Coffee-table diorama

Another idea we've had in the Immersive Television project is to create a miniature, three-dimensional, autostereoscopic display of a live event. In this application, the principal object of interest at the event is recorded using multiple video cameras and real-time range cameras. There need not be an equal number of video and range cameras, and the two types of cameras need not be collocated, although it simplifies processing if they are. For each stream, the foreground object is segmented from its background using range, color, motion, or other techniques. Then, the set of rgbaz streams are compressed and broadcast to the viewer. Previously, a detailed 3D model of the event venue was constructed and also broadcast.

In the receiver, the foreground colored range images and background model are rendered in perspective and displayed in a window-in-window, on a second screen, or on a tabletop display that doubles as a coffee table. Viewpoint control could be performed using a joy stick or an autostereoscopic technique such as vision-based head-tracking.
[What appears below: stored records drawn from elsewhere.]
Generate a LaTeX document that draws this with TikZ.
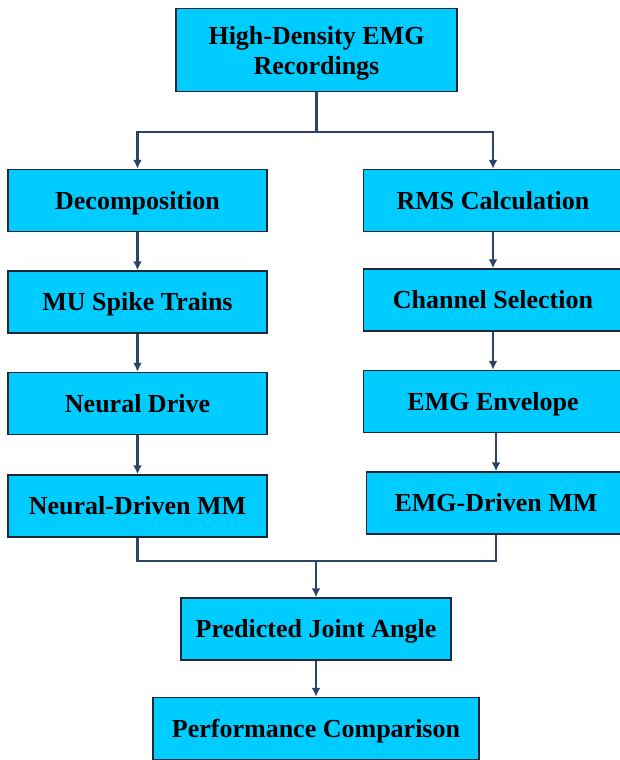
\documentclass[tikz,border=0pt]{standalone}
\usepackage{fontspec}
\setmainfont{Liberation Serif}
\usetikzlibrary{arrows.meta,calc,positioning}
\definecolor{boxfill}{HTML}{00CCFF}
\definecolor{boxline}{HTML}{1C2738}
\definecolor{linkcol}{HTML}{2C4566}
\tikzstyle{blk}=[draw=boxline,fill=boxfill,line width=1.5pt,minimum height=62pt,minimum width=259pt,text centered,inner sep=0pt,text height=17.5pt,text depth=0pt,font=\fontsize{26}{30}\selectfont\bfseries]
\tikzstyle{link}=[draw=linkcol,line width=2.2pt]

\begin{document}
\begin{tikzpicture}[>={Latex[length=9pt,width=9pt]},auto]
    \useasboundingbox (0,0) rectangle (619pt,-760pt);
    \node [blk,minimum width=281pt,minimum height=83pt,align=center,text height=,text depth=-2pt] (hd) at (316.5pt,-50pt) {High-Density EMG\\Recordings};
    % left branch
    \node [blk] (dec) at (137.5pt,-200.5pt) {Decomposition};
      \node [blk] (mu)  [below=38pt of dec] {MU Spike Trains};
      \node [blk] (nd)  [below=38pt of mu] {Neural Drive};
      \node [blk] (ndm) [below=39pt of nd] {Neural-Driven MM};
    % right branch
    \node [blk] (rms) at (493pt,-200.5pt) {RMS Calculation};
      \node [blk] (chs) [below=36pt of rms] {Channel Selection};
      \node [blk] (env) [below=38pt of chs] {EMG Envelope};
      \node [blk] (emm) [below=38pt of env,xshift=3pt] {EMG-Driven MM};
    \node [blk,minimum width=270pt] (pja) at (316pt,-629pt) {Predicted Joint Angle};
    \node [blk,minimum width=326pt] (pc) [below=36pt of pja] {Performance Comparison};

      \coordinate (split) at ($(hd.south)+(0,-40pt)$);
      \coordinate (merge) at ($(ndm.south)+(0,-23pt)$);
      \coordinate (join) at (pja.north |- merge);
      \draw[link] (hd.south) -- (split);
      \draw[link,->] (split) -| (dec.north);
      \draw[link,->] (split) -| (rms.north);
      \draw[link,->] (dec) -- (mu);
      \draw[link,->] (mu) -- (nd);
      \draw[link,->] (nd) -- (ndm);
      \draw[link,->] (rms) -- (chs);
      \draw[link,->] (chs) -- (env);
      \draw[link,->] (env.south -| emm.north) -- (emm.north);
      \draw[link] (ndm.south) -- (ndm.south |- merge) -| (emm.south);
      \draw[link,->] (join) -- (pja.north);
      \draw[link,->] (pja) -- (pc);
    \end{tikzpicture}
\end{document}
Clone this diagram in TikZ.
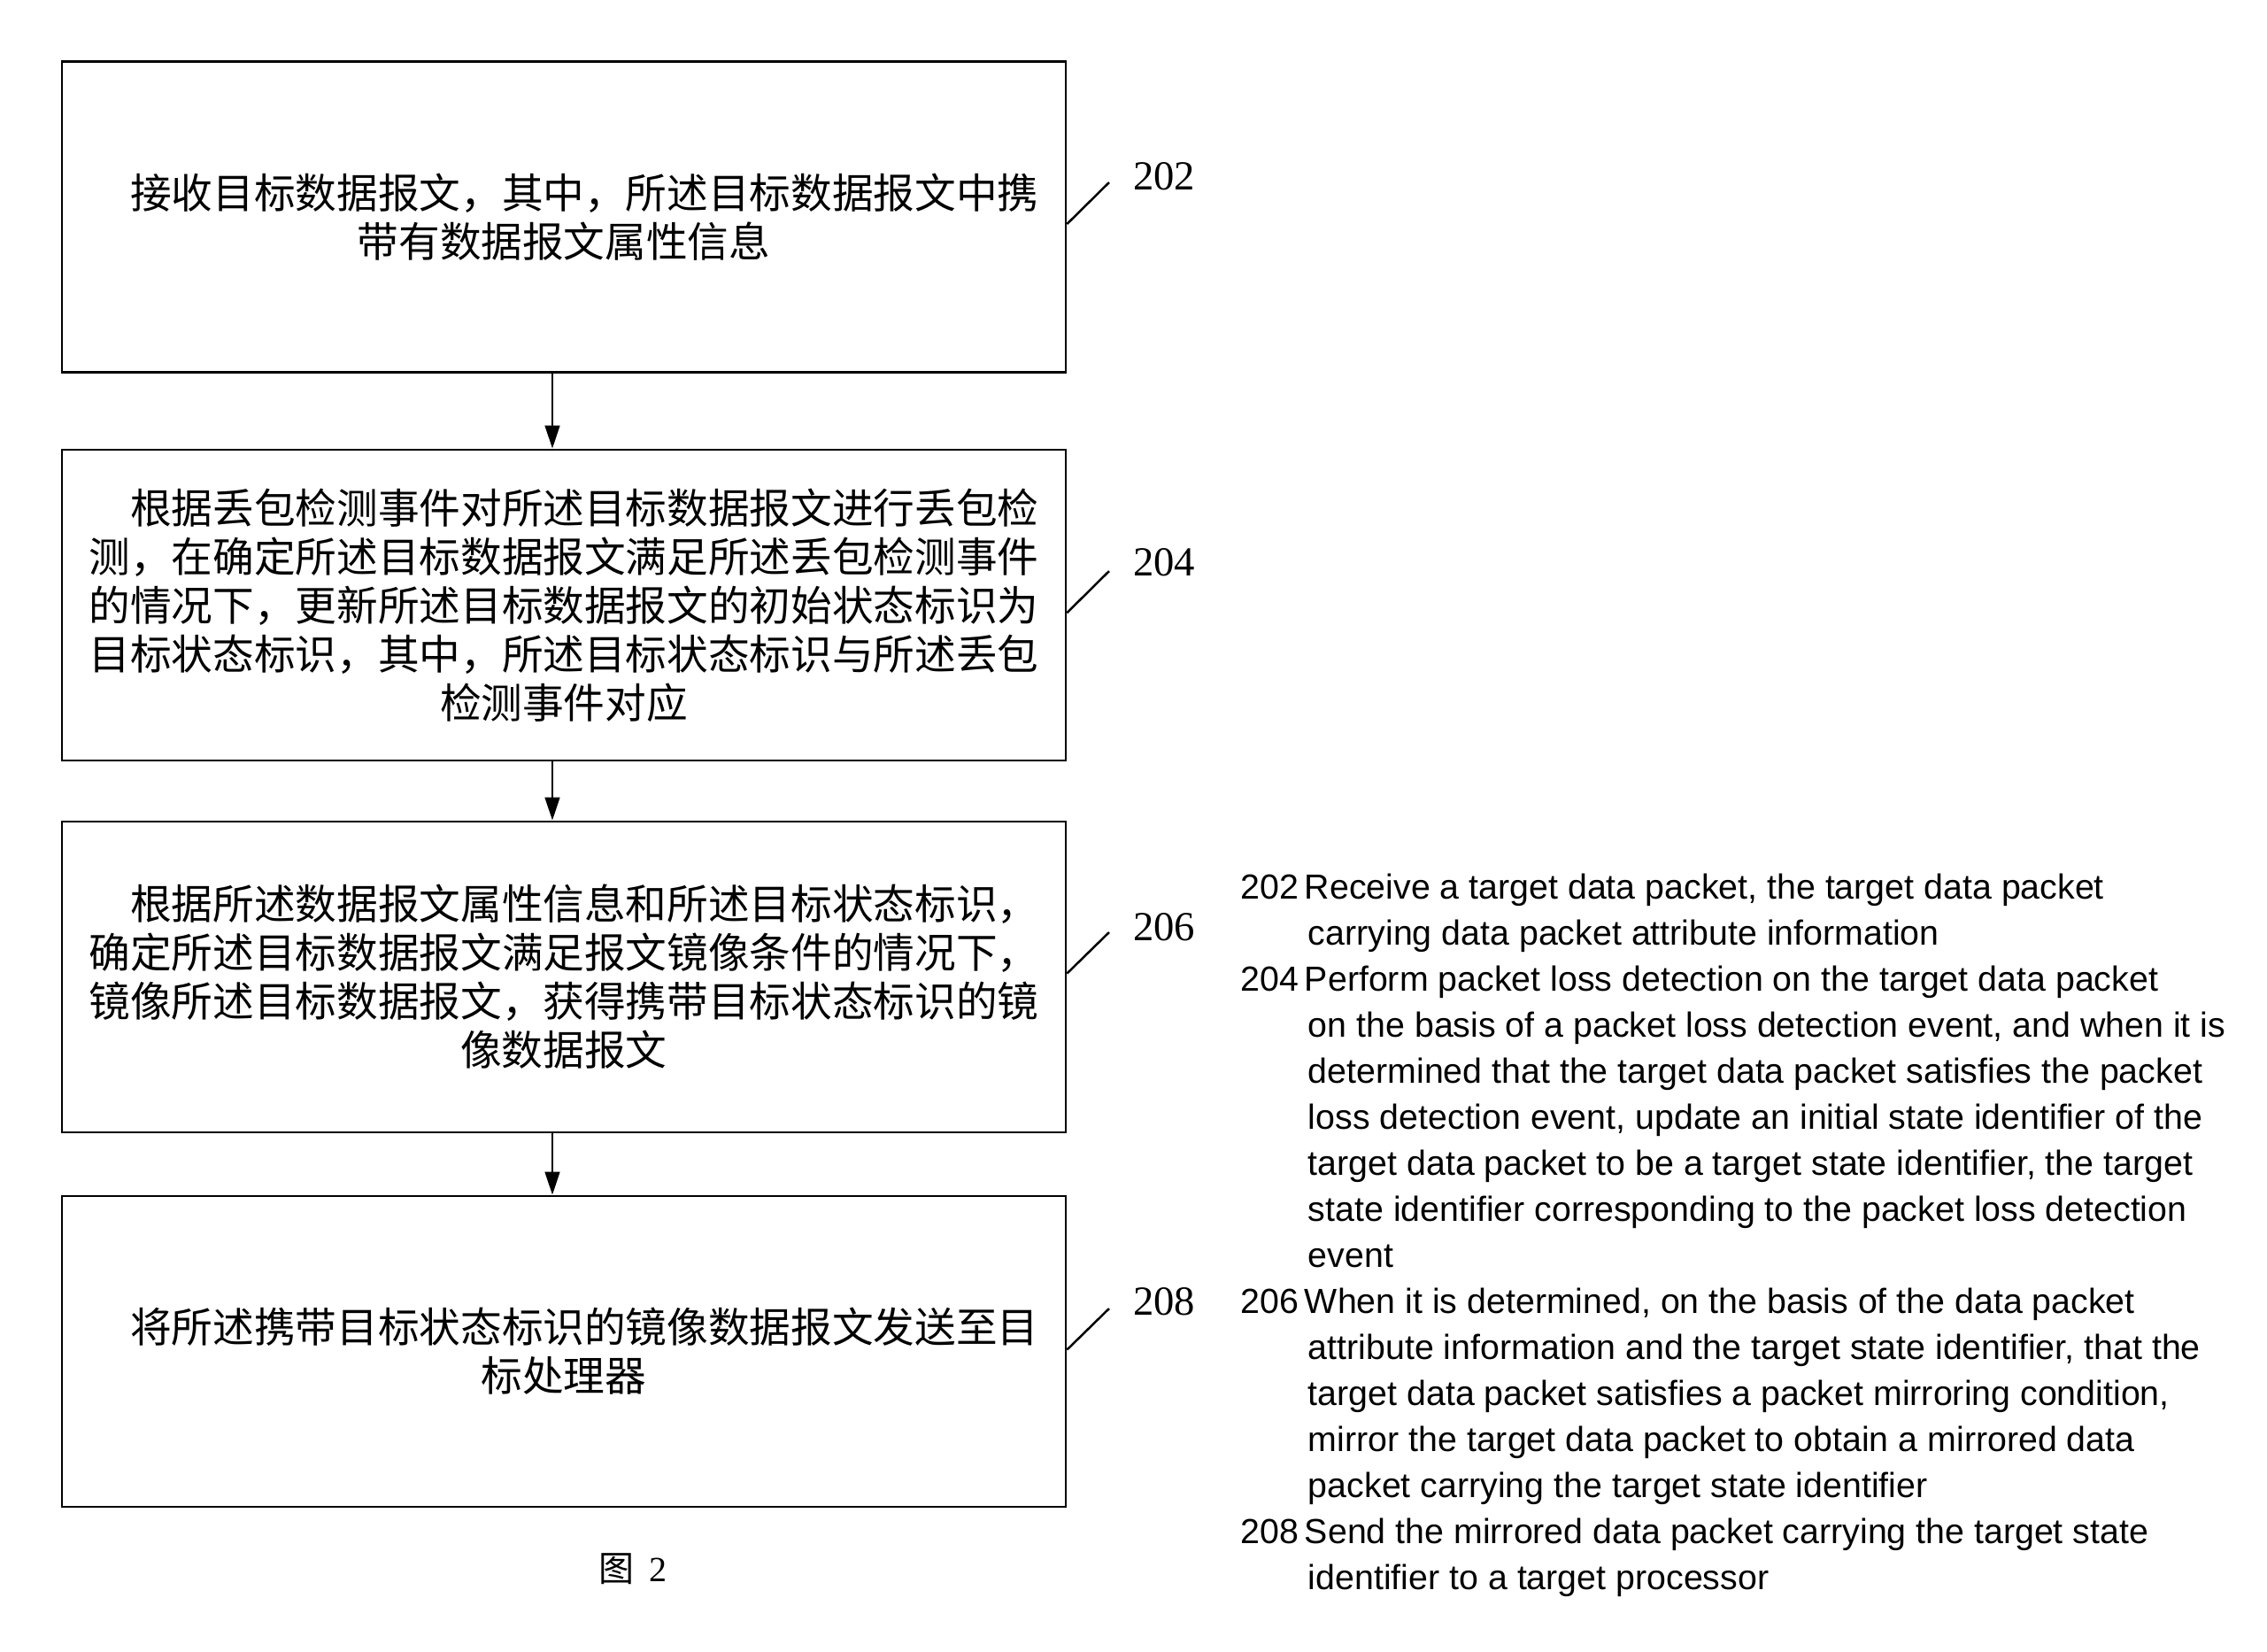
\documentclass[tikz,border=0pt]{standalone}
\usepackage{fontspec}
\setmainfont{Liberation Serif}
\newfontfamily\cjk{Noto Sans CJK SC}
\newfontfamily\arialf{Liberation Sans}
\usetikzlibrary{arrows.meta}
\tikzset{
  stepbox/.style={draw, line width=0.85pt, minimum width=340.2pt, minimum height=105.3pt, inner sep=0pt, align=center, font=\cjk\fontsize{14pt}{16.5pt}\selectfont},
  arr/.style={-{Triangle[length=7.8pt,width=5pt]}, line width=0.7pt},
  lead/.style={line width=0.75pt},
  lab/.style={font=\fontsize{14pt}{16pt}\selectfont, inner sep=0pt},
}
\begin{document}
\begin{tikzpicture}[x=0.3pt,y=-0.3pt]
\useasboundingbox[fill=white] (0,0) rectangle (2561,1865);

\node[stepbox] (b1) at (637,245) {\hspace*{1em}接收目标数据报文，其中，所述目标数据报文中携\\带有数据报文属性信息};
\node[stepbox] (b2) at (637,683.5) {\hspace*{1em}根据丢包检测事件对所述目标数据报文进行丢包检\\测，在确定所述目标数据报文满足所述丢包检测事件\\的情况下，更新所述目标数据报文的初始状态标识为\\目标状态标识，其中，所述目标状态标识与所述丢包\\检测事件对应};
\node[stepbox] (b3) at (637,1103.5) {\hspace*{1em}根据所述数据报文属性信息和所述目标状态标识，\\确定所述目标数据报文满足报文镜像条件的情况下，\\镜像所述目标数据报文，获得携带目标状态标识的镜\\像数据报文};
\node[stepbox] (b4) at (637,1526.5) {\hspace*{1em}将所述携带目标状态标识的镜像数据报文发送至目\\标处理器};

\draw[arr] ([xshift=-3.9pt]b1.south) -- ([xshift=-3.9pt]b2.north);
\draw[arr] ([xshift=-3.9pt]b2.south) -- ([xshift=-3.9pt]b3.north);
\draw[arr] ([xshift=-3.9pt]b3.south) -- ([xshift=-3.9pt]b4.north);

\node[lab] (l202) at (1315,199) {202};
\node[lab] (l204) at (1315,635) {204};
\node[lab] (l206) at (1315,1047) {206};
\node[lab] (l208) at (1315,1470) {208};

\coordinate (c202) at (1253,206);
\coordinate (c204) at (1253,645);
\coordinate (c206) at (1253,1053);
\coordinate (c208) at (1253,1478);
\draw[lead] ([yshift=-2.4pt]b1.east) -- (c202);
\draw[lead] ([yshift=-2.6pt]b2.east) -- (c204);
\draw[lead] ([yshift=1.2pt]b3.east) -- (c206);
\draw[lead] ([yshift=0.6pt]b4.east) -- (c208);

\node[anchor=north west, inner sep=0pt, font=\arialf\fontsize{11.8pt}{15.6pt}\selectfont] (desc) at (1401,978) {%
\begin{tabular}{@{}l@{\hspace{2pt}}l@{}}
202 & Receive a target data packet, the target data packet\\
    & \hspace{1.2pt}carrying data packet attribute information\\
204 & Perform packet loss detection on the target data packet\\
    & \hspace{1.2pt}on the basis of a packet loss detection event, and when it is\\
    & \hspace{1.2pt}determined that the target data packet satisfies the packet\\
    & \hspace{1.2pt}loss detection event, update an initial state identifier of the\\
    & \hspace{1.2pt}target data packet to be a target state identifier, the target\\
    & \hspace{1.2pt}state identifier corresponding to the packet loss detection\\
    & \hspace{1.2pt}event\\
206 & When it is determined, on the basis of the data packet\\
    & \hspace{1.2pt}attribute information and the target state identifier, that the\\
    & \hspace{1.2pt}target data packet satisfies a packet mirroring condition,\\
    & \hspace{1.2pt}mirror the target data packet to obtain a mirrored data\\
    & \hspace{1.2pt}packet carrying the target state identifier\\
208 & Send the mirrored data packet carrying the target state\\
    & \hspace{1.2pt}identifier to a target processor
\end{tabular}};

\node[font=\fontsize{12pt}{14pt}\selectfont, inner sep=0pt] (cap) at (715,1772) {{\cjk 图}\, 2};
\end{tikzpicture}
\end{document}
Ideally, the viewer's experience is of a miniature moving diorama beneath the glass top of the coffee table.

As an example, consider a bird's-eye view of a tennis match. On your main TV set, or if you only have a single TV set, you see the "director's cut", the same way tennis matches are broadcast today. If you can receive and display the "diorama enhancement layer", you can view the tennis players on your coffee table as view-interpolated rgbaz imagery composited over a 3D model of the court and stadium. Since this diorama is intended as an adjunct to the primary video stream, not as a replacement, its resolution is not critical. It seems entirely plausible to capture, transmit, interpolate, composite, and display two 200 x 200 pixel rgbaz tennis players over a 640 x 480 pixel rendering of a 3D model of a tennis court, in real time, and without heroic technology.

Here again, we cannot expect students to build a complete diorama system as a class project. However, there are probably interesting and useful subsets of this system that can be built as course projects.